On SpyCast: From intel officer to White House adviser
Chris Costa describes what it was like to work on counterterrorism inside President Trump's White House in 2017.
Chris Costa is a veteran intelligence officer and the Executive Director of the International Spy Museum. As the museum celebrates 23 years this week, we took this SpyCast episode to go beyond Chris’ 25 years inside the intel community, where he earned two Bronze Stars, to revisit his time in the White House. During the first year of President Donald Trump’s first term, Chris served as Special Assistant to the President and Senior Director for Counterterrorism.
We spoke about the immediate problems he faced: A serious threat to commercial aviation, hostages held abroad, and ISIS’ so-called caliphate. In one of his first decisions at the National Security Council, Chris recommended an operation against al-Qaeda in the Arabian peninsula, which led to the death of Navy SEAL Ryan Owens — a man he actually knew.

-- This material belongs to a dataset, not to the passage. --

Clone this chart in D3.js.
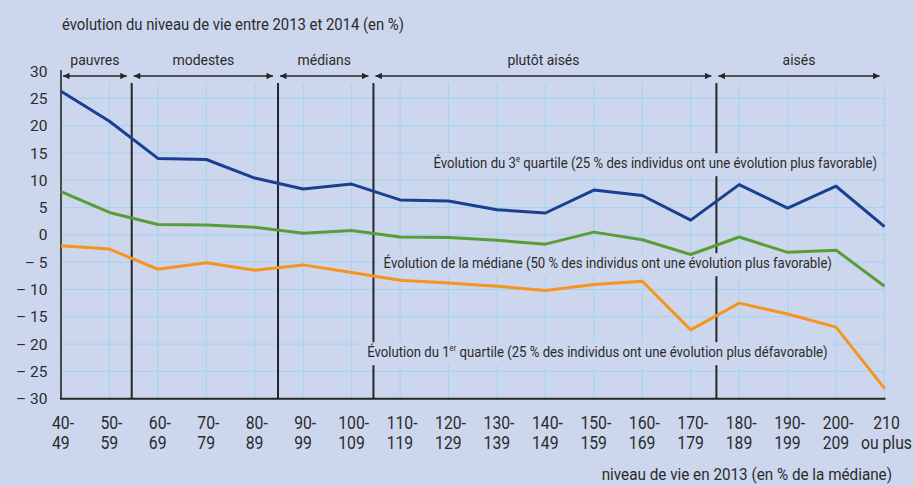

Chris described the human cost of policy decisions, reflecting on not just the mechanics of national security but the ethical burden carried by officials in positions of power. “Behind policy decisions, military decisions, there are human beings and families,” he said. “I was haunted by what I knew was playing in the background.”
We discussed how few Americans know, or remember, that the 2018 National Counterterrorism Strategy was the first to explicitly address threats of racially motivated extremism, sovereign citizen extremism, and militia extremism. Chris described how he tried to keep politics out of the office.
We also spoke about why there was no time to focus on de-radicalization, how U.S. drone policy changed, and what the Trump administration could (and should) be taking away from those early days — especially in the shadow of Hamas’ Oct. 7 attack.
Our conversation ended on Syria, a country at the nexus of change in the Middle East. Trump’s meeting with Syria’s former jihadist-turned President Ahmed al-Shara was strategic, he said. “Syria itself is a microcosm for great power competition and counterterrorism.” If al-Shara pushes back against Iranian and Russian influence, Syria could become an important counterterrorism parter. “There are some indications that al-Shara and the U.S. government have shared intelligence on a potential terrorist attack that was going to take place in Damascus.”